What needs to be done
Output the data word for word, dropping every image.

Material
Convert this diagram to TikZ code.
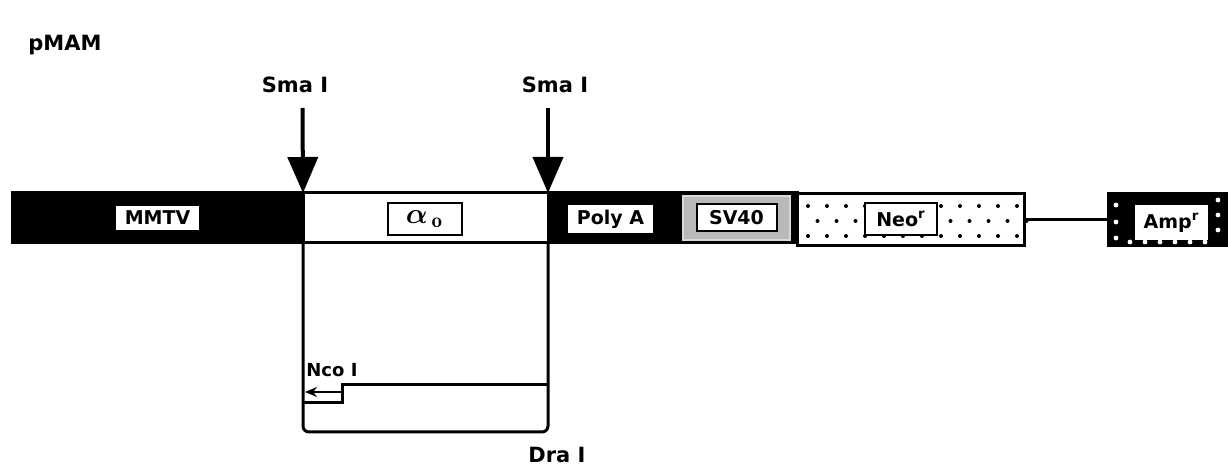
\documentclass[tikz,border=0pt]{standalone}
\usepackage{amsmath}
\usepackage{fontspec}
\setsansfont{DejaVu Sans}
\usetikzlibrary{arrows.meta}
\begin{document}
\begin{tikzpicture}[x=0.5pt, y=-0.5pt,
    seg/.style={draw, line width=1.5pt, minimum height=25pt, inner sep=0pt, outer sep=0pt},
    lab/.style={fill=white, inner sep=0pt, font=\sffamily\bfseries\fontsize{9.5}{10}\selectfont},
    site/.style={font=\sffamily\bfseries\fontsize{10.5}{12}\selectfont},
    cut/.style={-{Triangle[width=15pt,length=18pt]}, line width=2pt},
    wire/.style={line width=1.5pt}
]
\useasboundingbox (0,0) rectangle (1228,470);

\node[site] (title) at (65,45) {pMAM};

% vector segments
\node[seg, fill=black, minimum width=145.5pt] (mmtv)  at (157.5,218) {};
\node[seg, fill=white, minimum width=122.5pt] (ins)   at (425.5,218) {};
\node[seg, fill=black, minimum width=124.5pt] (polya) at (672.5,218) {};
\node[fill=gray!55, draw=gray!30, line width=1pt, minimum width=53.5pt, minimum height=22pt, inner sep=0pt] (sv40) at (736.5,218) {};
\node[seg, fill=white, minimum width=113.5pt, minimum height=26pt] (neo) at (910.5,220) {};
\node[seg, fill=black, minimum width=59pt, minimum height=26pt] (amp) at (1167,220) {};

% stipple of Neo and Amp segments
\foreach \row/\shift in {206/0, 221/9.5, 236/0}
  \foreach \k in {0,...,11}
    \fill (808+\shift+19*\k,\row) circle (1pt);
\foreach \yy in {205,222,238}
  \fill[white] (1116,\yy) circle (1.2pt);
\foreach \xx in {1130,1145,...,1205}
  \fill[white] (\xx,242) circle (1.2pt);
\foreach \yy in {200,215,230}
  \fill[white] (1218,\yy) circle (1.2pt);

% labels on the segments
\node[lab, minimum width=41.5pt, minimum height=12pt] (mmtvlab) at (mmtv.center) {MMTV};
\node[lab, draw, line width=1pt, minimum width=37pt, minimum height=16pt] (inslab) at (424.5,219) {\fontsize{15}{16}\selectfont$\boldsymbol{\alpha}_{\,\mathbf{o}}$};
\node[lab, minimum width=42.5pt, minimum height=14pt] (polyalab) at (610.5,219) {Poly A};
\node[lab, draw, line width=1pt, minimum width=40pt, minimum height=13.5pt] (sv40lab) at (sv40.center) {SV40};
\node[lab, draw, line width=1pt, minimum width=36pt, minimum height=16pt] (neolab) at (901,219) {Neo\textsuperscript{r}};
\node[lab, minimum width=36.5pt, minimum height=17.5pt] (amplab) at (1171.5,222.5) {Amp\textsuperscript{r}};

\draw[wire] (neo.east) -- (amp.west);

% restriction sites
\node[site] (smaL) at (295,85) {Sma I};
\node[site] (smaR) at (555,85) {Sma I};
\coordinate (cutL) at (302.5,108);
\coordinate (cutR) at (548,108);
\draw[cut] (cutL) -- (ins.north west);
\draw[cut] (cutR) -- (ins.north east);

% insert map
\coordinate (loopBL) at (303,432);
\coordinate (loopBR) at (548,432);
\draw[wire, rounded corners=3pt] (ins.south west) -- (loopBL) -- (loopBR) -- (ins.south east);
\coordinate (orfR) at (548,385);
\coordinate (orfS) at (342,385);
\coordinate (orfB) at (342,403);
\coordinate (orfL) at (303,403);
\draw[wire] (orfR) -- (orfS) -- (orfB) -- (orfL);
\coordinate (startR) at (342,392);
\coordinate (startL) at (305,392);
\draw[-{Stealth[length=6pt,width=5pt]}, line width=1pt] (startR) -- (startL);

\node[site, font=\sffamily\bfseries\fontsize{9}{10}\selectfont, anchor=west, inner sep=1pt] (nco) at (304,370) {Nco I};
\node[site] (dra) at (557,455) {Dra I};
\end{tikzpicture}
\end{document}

Result of this exercise
Convert this diagram to TikZ code.
\documentclass[tikz,border=0pt]{standalone}
\usepackage{amsmath}
\usepackage{fontspec}
\setsansfont{DejaVu Sans}
\usetikzlibrary{arrows.meta}
\begin{document}
\begin{tikzpicture}[x=0.5pt, y=-0.5pt,
    seg/.style={draw, line width=1.5pt, minimum height=25pt, inner sep=0pt, outer sep=0pt},
    lab/.style={fill=white, inner sep=0pt, font=\sffamily\bfseries\fontsize{9.5}{10}\selectfont},
    site/.style={font=\sffamily\bfseries\fontsize{10.5}{12}\selectfont},
    cut/.style={-{Triangle[width=15pt,length=18pt]}, line width=2pt},
    wire/.style={line width=1.5pt}
]
\useasboundingbox (0,0) rectangle (1228,470);

\node[site] (title) at (65,45) {pMAM};

% vector segments
\node[seg, fill=black, minimum width=145.5pt] (mmtv)  at (157.5,218) {};
\node[seg, fill=white, minimum width=122.5pt] (ins)   at (425.5,218) {};
\node[seg, fill=black, minimum width=124.5pt] (polya) at (672.5,218) {};
\node[fill=gray!55, draw=gray!30, line width=1pt, minimum width=53.5pt, minimum height=22pt, inner sep=0pt] (sv40) at (736.5,218) {};
\node[seg, fill=white, minimum width=113.5pt, minimum height=26pt] (neo) at (910.5,220) {};
\node[seg, fill=black, minimum width=59pt, minimum height=26pt] (amp) at (1167,220) {};

% stipple of Neo and Amp segments
\foreach \row/\shift in {206/0, 221/9.5, 236/0}
  \foreach \k in {0,...,11}
    \fill (808+\shift+19*\k,\row) circle (1pt);
\foreach \yy in {205,222,238}
  \fill[white] (1116,\yy) circle (1.2pt);
\foreach \xx in {1130,1145,...,1205}
  \fill[white] (\xx,242) circle (1.2pt);
\foreach \yy in {200,215,230}
  \fill[white] (1218,\yy) circle (1.2pt);

% labels on the segments
\node[lab, minimum width=41.5pt, minimum height=12pt] (mmtvlab) at (mmtv.center) {MMTV};
\node[lab, draw, line width=1pt, minimum width=37pt, minimum height=16pt] (inslab) at (424.5,219) {\fontsize{15}{16}\selectfont$\boldsymbol{\alpha}_{\,\mathbf{o}}$};
\node[lab, minimum width=42.5pt, minimum height=14pt] (polyalab) at (610.5,219) {Poly A};
\node[lab, draw, line width=1pt, minimum width=40pt, minimum height=13.5pt] (sv40lab) at (sv40.center) {SV40};
\node[lab, draw, line width=1pt, minimum width=36pt, minimum height=16pt] (neolab) at (901,219) {Neo\textsuperscript{r}};
\node[lab, minimum width=36.5pt, minimum height=17.5pt] (amplab) at (1171.5,222.5) {Amp\textsuperscript{r}};

\draw[wire] (neo.east) -- (amp.west);

% restriction sites
\node[site] (smaL) at (295,85) {Sma I};
\node[site] (smaR) at (555,85) {Sma I};
\coordinate (cutL) at (302.5,108);
\coordinate (cutR) at (548,108);
\draw[cut] (cutL) -- (ins.north west);
\draw[cut] (cutR) -- (ins.north east);

% insert map
\coordinate (loopBL) at (303,432);
\coordinate (loopBR) at (548,432);
\draw[wire, rounded corners=3pt] (ins.south west) -- (loopBL) -- (loopBR) -- (ins.south east);
\coordinate (orfR) at (548,385);
\coordinate (orfS) at (342,385);
\coordinate (orfB) at (342,403);
\coordinate (orfL) at (303,403);
\draw[wire] (orfR) -- (orfS) -- (orfB) -- (orfL);
\coordinate (startR) at (342,392);
\coordinate (startL) at (305,392);
\draw[-{Stealth[length=6pt,width=5pt]}, line width=1pt] (startR) -- (startL);

\node[site, font=\sffamily\bfseries\fontsize{9}{10}\selectfont, anchor=west, inner sep=1pt] (nco) at (304,370) {Nco I};
\node[site] (dra) at (557,455) {Dra I};
\end{tikzpicture}
\end{document}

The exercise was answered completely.